Julia Schauenburg hofft, dass die Politik eine Lösung zur Unterstützung der Tageseltern findet, denn: „Wir sind ein fester Bestandteil der Kindertagesbetreuung. Ohne uns hätte die Stadt Gladbeck ein noch viel größeres Problem bei der Betreuung.“ Ohnehin fehlen in Gladbeck etliche Kita-Plätze. „Sollten wir schließen müssen, stehen einige Kinder auf einmal auf der Straße“, sagt Lasing-Duleba. Aktuell werden 189 Gladbecker Jungen und Mädchen in der Kindertagespflege betreut (innerhalb und außerhalb von Gladbeck), heißt es auf Anfrage von der Stadtverwaltung. Es gibt 47 Tagespflegepersonen. „Das Nachfrageverhalten nach einem Kindertagespflegeplatz ist aufgrund der begrenzten Platzkapazitäten in den Einrichtungen entsprechend hoch“, so Stadtsprecher David Hennig.
Tageseltern bekommen einen festgelegten Betrag pro Kind
In Gladbeck bekommen Tageseltern pro Stunde für jedes Kind 5,80 Euro brutto gezahlt. „Wie wir mit dem Geld klarkommen, ist unser Problem“, sagt Tagesmutter Nicole Lasing-Duleba. Mit diesem Betrag seien Tageseltern in der Stadt jedoch schon gut aufgestellt, in Gelsenkirchen etwa würde dieser bei unter vier Euro liegen.
Tageseltern leisten Steuervorauszahlungen. Die von der Regierung bereitgestellten 300 Euro Energie-Geld seien in einem Monat verrechnet worden, in dem 300 Euro weniger Vorsteuern bezahlt werden mussten.
Tagesmutter denkt darüber nach, in ihren alten Beruf zurück zu kehren
Sorgen machen sowohl Schauenburg als auch Lasing-Duleba die anstehenden Nachzahlungen im kommenden Jahr. „Wenn es fortlaufend bei hohen Preisen bleibt, lohnt es sich nicht mehr, in eigenen Räumen zu arbeiten“, sagt Schauenburg, die zur Betreuung des Nachwuchses eine Wohnung angemietet hat.

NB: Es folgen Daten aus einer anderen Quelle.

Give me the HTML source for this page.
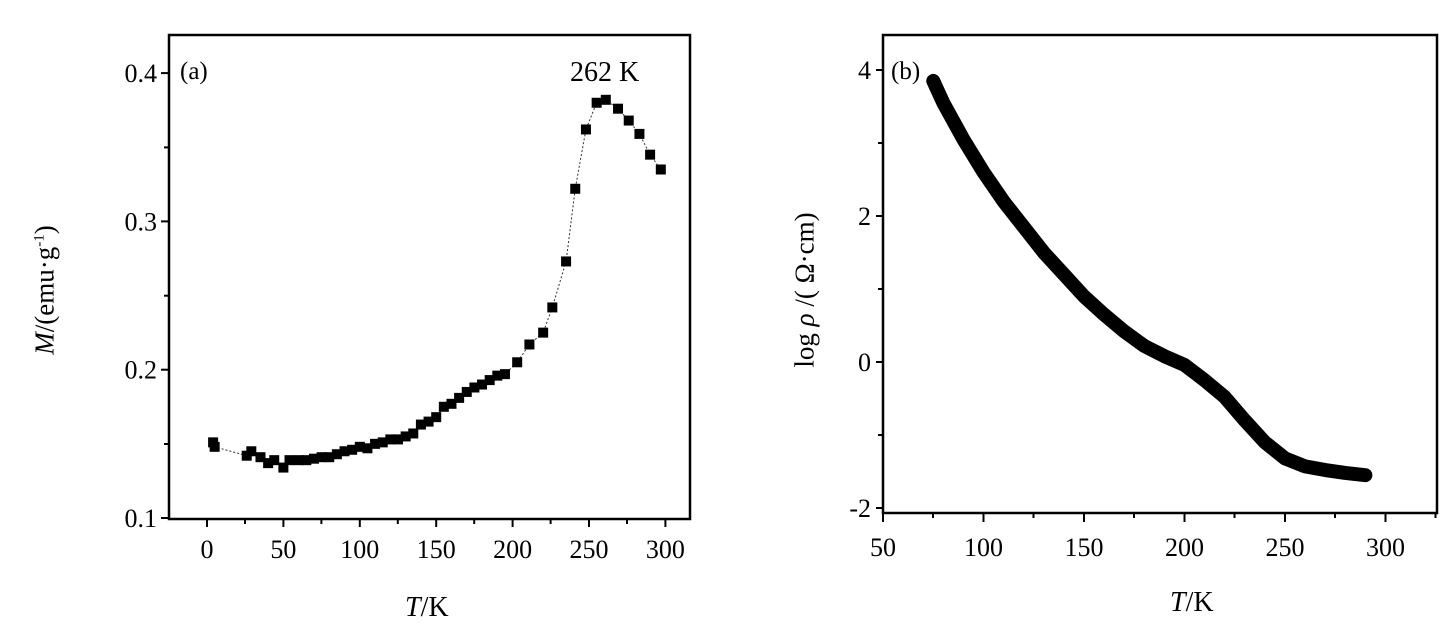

Seit 2017 ist die 46-Jährige selbstständig, aktuell müsse sie aber schon darüber nachdenken, in ihren alten Beruf als Erzieherin in eine Kindertageseinrichtung zurückzukehren. „Dabei liebe ich meinen Job als Tagesmutter.“
Auch Nicole Lasing-Duleba sieht viele offene Fragen: Wird der Gaspreis noch weiter anziehen, werden Tageseltern als Freiberufler auch von Steuerentlastungen profitieren? „Zurzeit befinden wir uns in einer Schockstarre.“ Es sei ein wichtiger Schritt, nun an die Politik heranzutreten. Eine Demonstration, wie zuletzt von Tagesmüttern in Herne organisiert, schließt sie aber dennoch nicht aus. „Wenn der Brief an die Mitglieder des Jugendhilfeausschusses, der Gelder bereitstellen kann, nicht fruchtet, müssen wir uns andere Schritte überlegen“, kündigt die 45-Jährige an.